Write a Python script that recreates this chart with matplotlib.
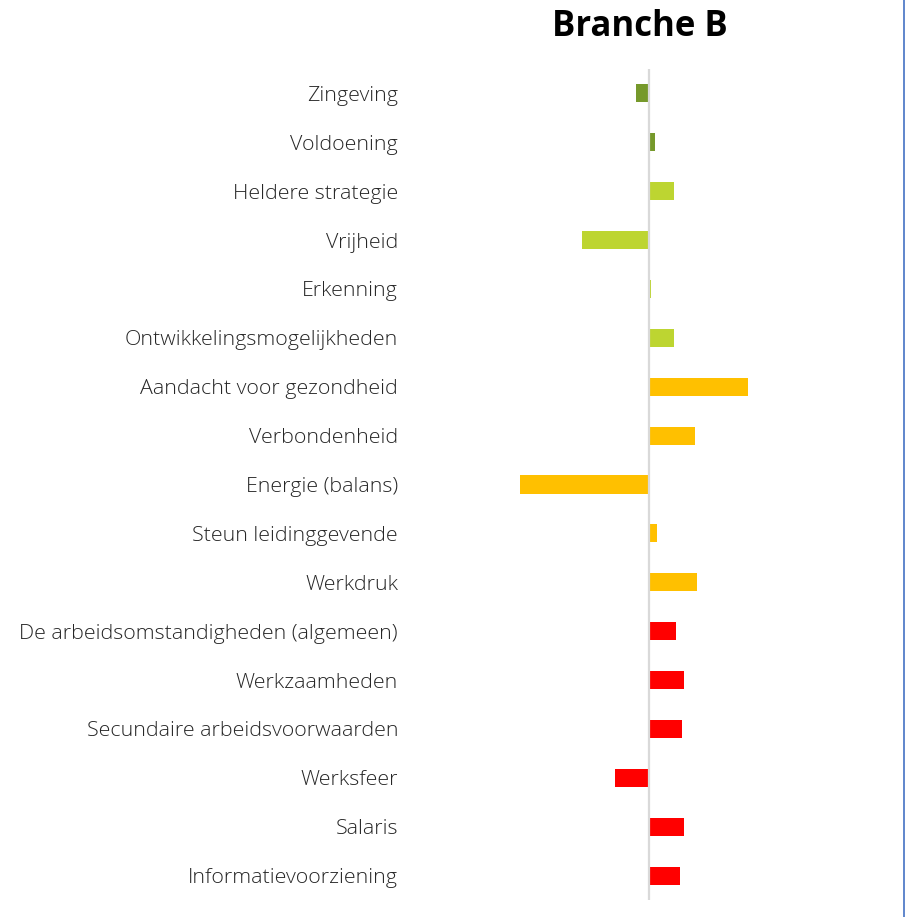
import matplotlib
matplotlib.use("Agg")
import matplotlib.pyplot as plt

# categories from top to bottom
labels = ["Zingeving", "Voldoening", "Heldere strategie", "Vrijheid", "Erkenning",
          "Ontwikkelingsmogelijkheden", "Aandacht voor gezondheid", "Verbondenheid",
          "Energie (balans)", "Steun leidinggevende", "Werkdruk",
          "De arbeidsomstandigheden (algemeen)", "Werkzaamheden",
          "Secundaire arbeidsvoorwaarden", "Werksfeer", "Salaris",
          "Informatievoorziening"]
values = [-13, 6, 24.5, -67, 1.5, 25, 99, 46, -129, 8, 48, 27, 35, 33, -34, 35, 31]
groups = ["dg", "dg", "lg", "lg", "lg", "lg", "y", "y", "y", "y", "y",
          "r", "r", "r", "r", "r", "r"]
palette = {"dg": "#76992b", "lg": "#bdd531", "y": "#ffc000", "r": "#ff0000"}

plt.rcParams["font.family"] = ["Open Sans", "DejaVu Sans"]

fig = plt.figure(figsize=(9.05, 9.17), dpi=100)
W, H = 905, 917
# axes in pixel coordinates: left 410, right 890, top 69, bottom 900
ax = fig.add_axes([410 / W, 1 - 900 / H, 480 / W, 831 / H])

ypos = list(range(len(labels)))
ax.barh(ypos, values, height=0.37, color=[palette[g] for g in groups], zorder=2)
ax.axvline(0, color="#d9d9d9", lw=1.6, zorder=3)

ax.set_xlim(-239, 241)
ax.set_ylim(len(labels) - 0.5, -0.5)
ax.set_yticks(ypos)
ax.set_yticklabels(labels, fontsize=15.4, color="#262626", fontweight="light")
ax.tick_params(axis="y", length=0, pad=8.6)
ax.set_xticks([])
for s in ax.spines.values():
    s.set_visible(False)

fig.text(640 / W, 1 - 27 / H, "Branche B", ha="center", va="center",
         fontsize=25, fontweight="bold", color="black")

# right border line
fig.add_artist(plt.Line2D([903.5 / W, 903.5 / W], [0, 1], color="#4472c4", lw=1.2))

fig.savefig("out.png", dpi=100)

════════

▶ AIM:
Up to and including the line containing "import matplotlib.pyplot as plt", repeat every line from the start of the data, but none of the pictures.

▶ ANSWER TO THIS EXERCISE:
Write a Python script that recreates this chart with matplotlib.
import matplotlib
matplotlib.use("Agg")
import matplotlib.pyplot as plt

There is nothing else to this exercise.